Lever: Learning to Verify Language-to-Code Generation with Execution
The paper introduces "Lever," an approach to enhance language-to-code generation using LLMs trained on code (code LLMs) by incorporating a verification step grounded in execution results. Traditional language-to-code methods often combine LLM-generated code with heuristic evaluation using test cases for reranking, yet these test cases are not always available, and heuristics might miss semantic nuances critical for determining code correctness. Lever addresses this by implementing verifiers that assess the correctness of generated programs based on natural language inputs, the code itself, and execution outcomes.
Key Contributions
- Verification with Execution: Lever proposes training verifiers that evaluate whether LLM-generated programs are correct, factoring the natural language input, code, and execution results into the decision-making process.
- Reranking Framework: The approach integrates the verification score with the LLM generation probability, marginalizing over programs that yield the same execution results, effectively prioritizing code that executes correctly.
- Performance: Lever demonstrated consistent improvements across four datasets - encompassing table question answering (QA), math QA, and basic Python programming - achieving execution accuracy improvements ranging from 4.6% to 10.9% using the code-davinci-002 model, setting new state-of-the-art results in these tasks.
Numerical Results
Lever achieved significant accuracy boosts on benchmarks such as Spider, WikiTableQuestions, GSM8k, and MBPP, by leveraging execution-informed reranking. On the Spider dataset, Lever raised the execution accuracy from 75.3% to 81.9%, surpassing both incumbent few-shot and finetuned state-of-the-art models.
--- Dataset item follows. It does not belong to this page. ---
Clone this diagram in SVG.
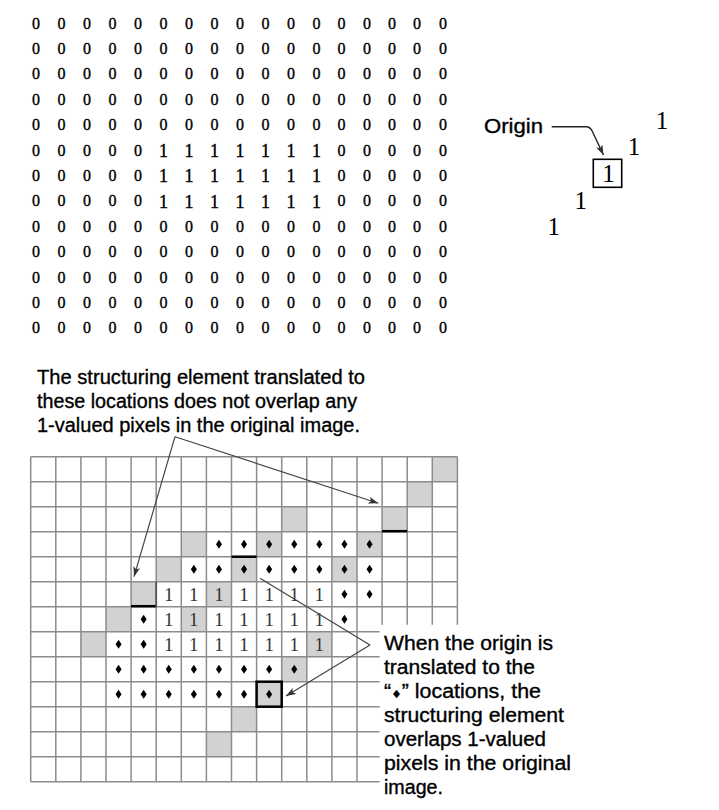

Similar patterns were observed across other datasets, reinforcing the efficacy of incorporating execution feedback into the language-to-code pipeline.
Implications
Practical: Lever's approach offers a robust framework for improving code synthesis without additional finetuning, valuable for applications where test cases are unfeasible or where computational resources for extensive model finetuning are limited.
Theoretical: This research contributes to the understanding of how semantics gleaned from execution results can directly enhance program synthesis accuracy, bridging gaps in current heuristic-based models.
Future Directions
Further investigation could explore the scalability of Lever across more diverse code languages and architectures. Additionally, leveraging dynamic datasets where the verifier's feedback could iteratively refine LLM generation pathways stands as a promising avenue.
Lever's methodology illustrates the substantial promise of coupling LLM-based generation with informed verification techniques, heralding advancements in how AI models translate human-readable commands into executable code. This paper sets a foundation for future research in enhancing model-driven code generation through semantic verification.